Another factor to consider is that with hybrid recommendation it is possible to combine techniques. For example, to deal with a heterogeneous environment with unstable preferences, a hybrid between content-based and collaborative recommendation may be desirable.

 Sample Recommendation Domains

Table 3 illustrates the application of these criteria in 10 different domains where recommendation applications exist. Not all combinations of the six criteria are represented, but we can see that the considerations given above are fairly predictive.



High-risk domains generally lead to knowledge-based recommendation; scrutability is also a good predictor of this. Heterogeneous domains are handled largely with collaborative recommendation.

Web page recommendation looks a bit contradictory when we consider high churn and preference instability, which would seem to militate against collaborative methods. However, as discussed above, database size can compensate for preference instability and these recommenders do collect large amounts of implicit preference data in each session. Also, heterogeneity is high, which argues in favor of using social knowledge.

Conclusion

This chapter considers recommender systems as intelligent systems, and as such, dependent on knowledge. The differences between recommendation approaches can be best understood through reference to the different knowledge sources that they employ. By considering how domain characteristics impact the availability and quality of knowledge sources, we can connect recommendation technologies and domain characteristics.
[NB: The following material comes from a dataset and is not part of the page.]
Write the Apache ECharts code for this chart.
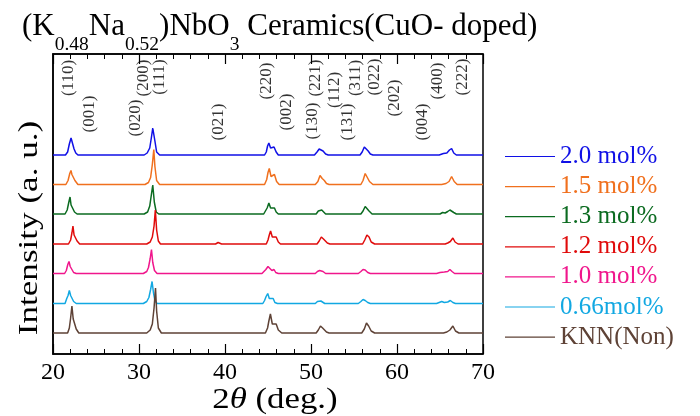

We have examined 6 different factors: heterogeneity, risk, churn, preference stability, interaction style, and scrutability, and considered their impact on the knowledge sources available for recommendation. From this analysis, we derive constraints on what recommendation technologies will be most appropriate for domains according to their characteristics. Application of these criteria to some existing systems shows that they do a reasonably good job of predicting what technologies have been successfully employed both in research and applications.